Dès lors, la mobilisation s’est réellement organisée. Un collectif a-partisan, où se trouvent de nombreuses organisations étudiantes (FSE, Jeunes du PG, UEC et une partie de l’Unef), s’est créé. Ce mouvement revendique l’abrogation des lois LRU et Fioraso, le réinvestissement dans les universités, le « recadrage national » des diplômes pour éviter la concurrence entre les universités, et des stages encadrés par la fac… Plus généralement, les manifestants se battent contre la privatisation cachée de l’université et la marchandisation des savoirs. Les slogans « Une université publique, gratuite, critique et populaire ! » et « Un vrai diplôme pour un vrai métier ! » sont les plus utilisés.
Depuis le 21 novembre, un amphithéâtre est occupé de manière permanente, devenant le point de ralliement de la lutte. Les mobilisés veulent ce lieu convivial. Une bibliothèque militante y est installée, une collecte de vêtements pour les sans-abri organisée, ainsi que des conférences assurées par des enseignants ou les élèves eux-mêmes. Les étudiants en art, premiers concernés, tentent de sensibiliser le campus avec leurs armes : chants, tableaux, performances diverses… Mais les méthodes traditionnelles ne sont pas délaissées : tracts, affiches, interventions pendant les cours…

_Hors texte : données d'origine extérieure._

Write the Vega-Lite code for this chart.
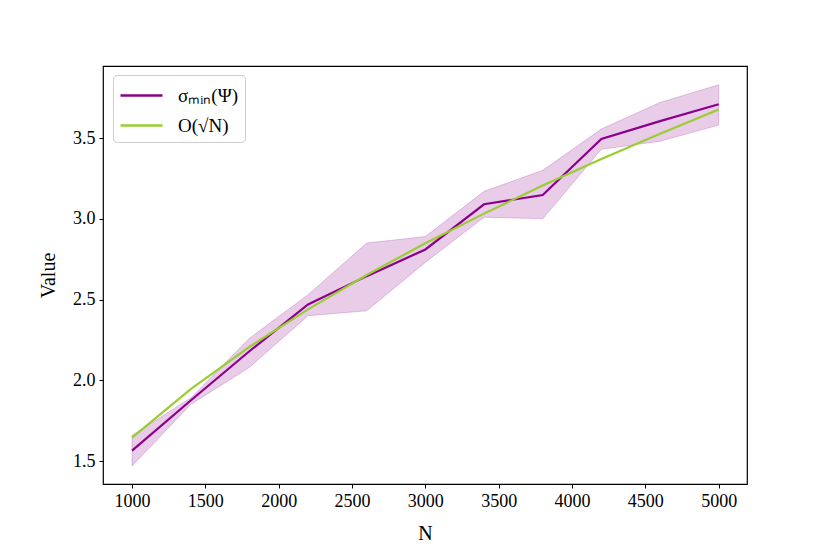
{
  "$schema": "https://vega.github.io/schema/vega-lite/v6.json",
  "autosize": {"type": "none"},
  "padding": {"left": 103, "top": 66, "right": 83, "bottom": 70},
  "width": 644,
  "height": 418,
  "background": "white",
  "config": {
    "font": "Liberation Serif",
    "view": {"stroke": "black", "strokeWidth": 1.2},
    "axis": {
      "grid": false,
      "domain": false,
      "tickColor": "black",
      "tickSize": 4,
      "tickWidth": 1,
      "labelColor": "black",
      "labelFontSize": 18,
      "labelPadding": 4,
      "labelFont": "Liberation Serif",
      "titleFont": "Liberation Serif",
      "titleFontSize": 20,
      "titleFontWeight": "normal",
      "titleColor": "black"
    }
  },
  "data": {
    "values": [
      {"N": 1000, "series": "σₘᵢₙ(Ψ)", "value": 1.565, "lo": 1.47, "hi": 1.66},
      {"N": 1400, "series": "σₘᵢₙ(Ψ)", "value": 1.875, "lo": 1.85, "hi": 1.89},
      {"N": 1800, "series": "σₘᵢₙ(Ψ)", "value": 2.18, "lo": 2.08, "hi": 2.26},
      {"N": 2200, "series": "σₘᵢₙ(Ψ)", "value": 2.47, "lo": 2.4, "hi": 2.53},
      {"N": 2600, "series": "σₘᵢₙ(Ψ)", "value": 2.645, "lo": 2.43, "hi": 2.85},
      {"N": 3000, "series": "σₘᵢₙ(Ψ)", "value": 2.81, "lo": 2.73, "hi": 2.89},
      {"N": 3400, "series": "σₘᵢₙ(Ψ)", "value": 3.09, "lo": 3.01, "hi": 3.17},
      {"N": 3800, "series": "σₘᵢₙ(Ψ)", "value": 3.147, "lo": 3.0, "hi": 3.3},
      {"N": 4200, "series": "σₘᵢₙ(Ψ)", "value": 3.494, "lo": 3.43, "hi": 3.556},
      {"N": 4600, "series": "σₘᵢₙ(Ψ)", "value": 3.605, "lo": 3.48, "hi": 3.72},
      {"N": 5000, "series": "σₘᵢₙ(Ψ)", "value": 3.709, "lo": 3.58, "hi": 3.83},
      {"N": 1000, "series": "O(√N)", "value": 1.645},
      {"N": 1400, "series": "O(√N)", "value": 1.946},
      {"N": 1800, "series": "O(√N)", "value": 2.207},
      {"N": 2200, "series": "O(√N)", "value": 2.439},
      {"N": 2600, "series": "O(√N)", "value": 2.652},
      {"N": 3000, "series": "O(√N)", "value": 2.849},
      {"N": 3400, "series": "O(√N)", "value": 3.032},
      {"N": 3800, "series": "O(√N)", "value": 3.206},
      {"N": 4200, "series": "O(√N)", "value": 3.37},
      {"N": 4600, "series": "O(√N)", "value": 3.527},
      {"N": 5000, "series": "O(√N)", "value": 3.677}
    ]
  },
  "encoding": {
    "x": {
      "field": "N",
      "type": "quantitative",
      "scale": {"domain": [802, 5193], "nice": false, "zero": false},
      "axis": {"values": [1000, 1500, 2000, 2500, 3000, 3500, 4000, 4500, 5000], "format": "d", "title": "N", "titlePadding": 13}
    }
  },
  "layer": [
    {
      "transform": [{"filter": "datum.series === 'σₘᵢₙ(Ψ)'"}],
      "mark": {"type": "area", "color": "#8b008b", "fillOpacity": 0.2, "stroke": "#8b008b", "strokeOpacity": 0.2, "strokeWidth": 1},
      "encoding": {
        "y": {"field": "lo", "type": "quantitative"},
        "y2": {"field": "hi"}
      }
    },
    {
      "mark": {"type": "line", "strokeWidth": 2.2},
      "encoding": {
        "y": {
          "field": "value",
          "type": "quantitative",
          "scale": {"domain": [1.358, 3.946], "nice": false, "zero": false},
          "axis": {"values": [1.5, 2.0, 2.5, 3.0, 3.5], "format": ".1f", "title": "Value", "titlePadding": 14}
        },
        "color": {
          "field": "series",
          "type": "nominal",
          "scale": {"domain": ["σₘᵢₙ(Ψ)", "O(√N)"], "range": ["#8b008b", "#9acd32"]},
          "legend": {
            "title": null,
            "orient": "none",
            "legendX": 10,
            "legendY": 9,
            "symbolType": "M-1,0H2.23",
            "symbolSize": 676,
            "symbolStrokeWidth": 2.4,
            "labelFontSize": 19,
            "labelFont": "Liberation Serif",
            "labelOffset": 30,
            "labelColor": "black",
            "rowPadding": 5,
            "strokeColor": "#cccccc",
            "fillColor": "white",
            "cornerRadius": 4,
            "padding": 6
          }
        }
      }
    }
  ]
}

Malgré ces efforts, tous ne sont pas pour autant informés. « On n’est pas vraiment au courant », résume Carla, étudiante en Arts du spectacle. Sur un autre campus de Lyon, un autre regrette : « Vous vous enfermez au campus de Bron. Les autres ne sont pas au courant. »
Démarrée vendredi dernier, la période des partiels devrait marquer un temps mort dans la lutte. Mais les étudiants n’en démordent pas : ils continueront le combat avec la tenue d’une assemblée générale prévue dès la rentrée, en janvier.